- Task instructions:
Starting with the first line of the listing, quote each line exactly until and including the one with "days = list(range(1, 63))", leaving pictures out.

▼

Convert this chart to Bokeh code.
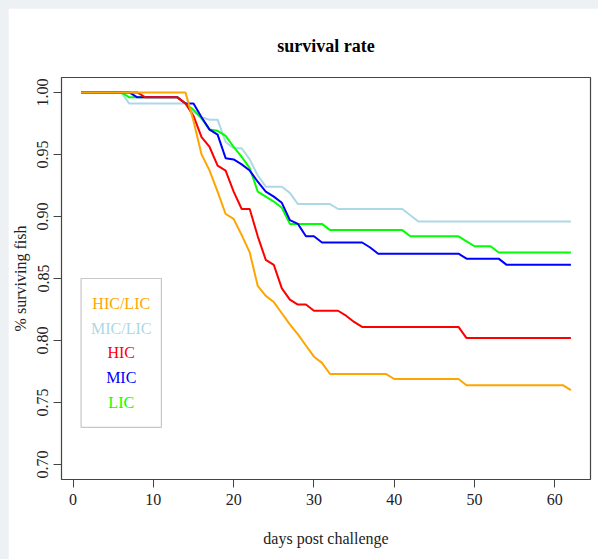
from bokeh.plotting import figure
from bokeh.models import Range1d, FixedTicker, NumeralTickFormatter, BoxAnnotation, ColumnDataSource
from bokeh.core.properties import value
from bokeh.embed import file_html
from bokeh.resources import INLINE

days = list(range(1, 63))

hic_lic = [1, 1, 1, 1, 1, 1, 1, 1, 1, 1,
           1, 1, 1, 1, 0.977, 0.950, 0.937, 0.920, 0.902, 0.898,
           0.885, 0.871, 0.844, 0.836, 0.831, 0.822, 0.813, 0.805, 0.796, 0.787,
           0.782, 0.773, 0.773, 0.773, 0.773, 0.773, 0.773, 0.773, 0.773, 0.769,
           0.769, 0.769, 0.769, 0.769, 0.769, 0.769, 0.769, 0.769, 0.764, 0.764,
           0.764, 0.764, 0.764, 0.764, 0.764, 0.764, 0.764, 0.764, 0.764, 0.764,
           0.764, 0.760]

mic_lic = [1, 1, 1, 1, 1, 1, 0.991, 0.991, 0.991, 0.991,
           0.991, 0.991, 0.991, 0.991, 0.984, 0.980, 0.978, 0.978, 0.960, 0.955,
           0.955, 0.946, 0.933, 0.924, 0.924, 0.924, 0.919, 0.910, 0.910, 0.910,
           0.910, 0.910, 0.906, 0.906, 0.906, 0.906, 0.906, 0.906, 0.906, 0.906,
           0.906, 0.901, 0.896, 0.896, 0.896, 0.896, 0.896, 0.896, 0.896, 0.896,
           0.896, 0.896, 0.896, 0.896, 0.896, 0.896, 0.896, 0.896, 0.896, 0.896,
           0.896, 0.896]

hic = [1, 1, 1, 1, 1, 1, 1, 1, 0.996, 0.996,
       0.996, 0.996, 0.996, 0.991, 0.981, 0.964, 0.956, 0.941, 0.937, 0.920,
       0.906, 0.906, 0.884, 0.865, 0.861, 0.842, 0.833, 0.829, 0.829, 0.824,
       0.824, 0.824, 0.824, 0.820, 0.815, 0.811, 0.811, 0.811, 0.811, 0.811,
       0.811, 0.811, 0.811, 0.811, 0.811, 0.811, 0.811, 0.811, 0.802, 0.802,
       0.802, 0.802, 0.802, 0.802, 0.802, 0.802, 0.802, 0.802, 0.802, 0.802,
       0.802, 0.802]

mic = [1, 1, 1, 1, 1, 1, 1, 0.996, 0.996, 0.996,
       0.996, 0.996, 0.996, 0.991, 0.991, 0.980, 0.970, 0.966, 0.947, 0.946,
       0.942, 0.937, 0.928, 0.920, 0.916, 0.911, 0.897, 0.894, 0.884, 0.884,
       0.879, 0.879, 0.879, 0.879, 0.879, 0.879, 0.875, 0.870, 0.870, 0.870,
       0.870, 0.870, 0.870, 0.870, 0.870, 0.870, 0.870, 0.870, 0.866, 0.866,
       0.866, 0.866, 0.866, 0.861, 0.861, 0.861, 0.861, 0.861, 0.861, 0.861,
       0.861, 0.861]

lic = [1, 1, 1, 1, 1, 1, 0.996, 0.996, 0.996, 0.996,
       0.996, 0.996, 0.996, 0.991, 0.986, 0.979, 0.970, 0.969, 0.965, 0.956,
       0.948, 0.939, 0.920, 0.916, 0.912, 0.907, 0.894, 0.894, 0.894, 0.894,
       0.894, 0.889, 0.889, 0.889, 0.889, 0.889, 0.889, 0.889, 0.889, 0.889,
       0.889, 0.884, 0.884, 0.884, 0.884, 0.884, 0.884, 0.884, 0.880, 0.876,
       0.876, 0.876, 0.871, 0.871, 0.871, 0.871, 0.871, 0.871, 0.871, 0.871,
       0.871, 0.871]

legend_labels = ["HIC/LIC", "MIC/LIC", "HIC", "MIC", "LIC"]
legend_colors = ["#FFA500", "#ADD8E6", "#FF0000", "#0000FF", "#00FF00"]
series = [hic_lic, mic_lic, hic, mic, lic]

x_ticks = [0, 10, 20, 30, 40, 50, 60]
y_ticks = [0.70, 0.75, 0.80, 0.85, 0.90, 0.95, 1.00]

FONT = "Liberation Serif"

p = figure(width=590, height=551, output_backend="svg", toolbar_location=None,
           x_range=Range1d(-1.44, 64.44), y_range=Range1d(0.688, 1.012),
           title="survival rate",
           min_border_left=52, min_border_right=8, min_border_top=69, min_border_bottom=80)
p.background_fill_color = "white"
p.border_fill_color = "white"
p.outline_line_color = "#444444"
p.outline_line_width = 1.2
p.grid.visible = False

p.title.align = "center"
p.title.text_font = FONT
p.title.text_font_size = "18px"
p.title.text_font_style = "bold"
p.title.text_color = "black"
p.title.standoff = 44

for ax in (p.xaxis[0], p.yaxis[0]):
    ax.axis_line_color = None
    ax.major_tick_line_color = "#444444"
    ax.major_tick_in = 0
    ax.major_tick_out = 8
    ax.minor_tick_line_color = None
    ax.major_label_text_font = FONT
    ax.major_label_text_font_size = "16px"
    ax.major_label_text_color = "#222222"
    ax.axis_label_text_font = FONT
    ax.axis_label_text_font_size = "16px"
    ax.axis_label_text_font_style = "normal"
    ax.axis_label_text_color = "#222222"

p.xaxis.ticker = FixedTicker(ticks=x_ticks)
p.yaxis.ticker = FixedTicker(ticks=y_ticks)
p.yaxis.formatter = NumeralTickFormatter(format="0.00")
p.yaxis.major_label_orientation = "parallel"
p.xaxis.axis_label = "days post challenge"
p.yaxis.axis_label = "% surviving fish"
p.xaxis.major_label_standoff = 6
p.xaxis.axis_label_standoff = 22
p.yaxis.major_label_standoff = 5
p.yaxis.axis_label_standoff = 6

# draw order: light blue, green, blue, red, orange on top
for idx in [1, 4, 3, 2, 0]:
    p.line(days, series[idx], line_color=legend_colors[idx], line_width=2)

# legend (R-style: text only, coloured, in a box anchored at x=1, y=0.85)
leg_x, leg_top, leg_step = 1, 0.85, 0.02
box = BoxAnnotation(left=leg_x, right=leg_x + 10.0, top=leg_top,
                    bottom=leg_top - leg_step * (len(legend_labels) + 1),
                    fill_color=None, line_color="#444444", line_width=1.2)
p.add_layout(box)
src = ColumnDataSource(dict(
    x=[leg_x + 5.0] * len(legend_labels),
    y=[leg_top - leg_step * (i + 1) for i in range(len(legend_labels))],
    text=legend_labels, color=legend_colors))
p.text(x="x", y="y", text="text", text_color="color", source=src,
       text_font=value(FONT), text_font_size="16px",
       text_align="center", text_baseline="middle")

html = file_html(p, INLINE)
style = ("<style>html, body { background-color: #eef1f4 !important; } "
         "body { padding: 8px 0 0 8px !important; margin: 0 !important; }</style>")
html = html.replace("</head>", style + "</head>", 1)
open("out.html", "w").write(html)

▲

- Answer for the task:
Convert this chart to Bokeh code.
from bokeh.plotting import figure
from bokeh.models import Range1d, FixedTicker, NumeralTickFormatter, BoxAnnotation, ColumnDataSource
from bokeh.core.properties import value
from bokeh.embed import file_html
from bokeh.resources import INLINE

days = list(range(1, 63))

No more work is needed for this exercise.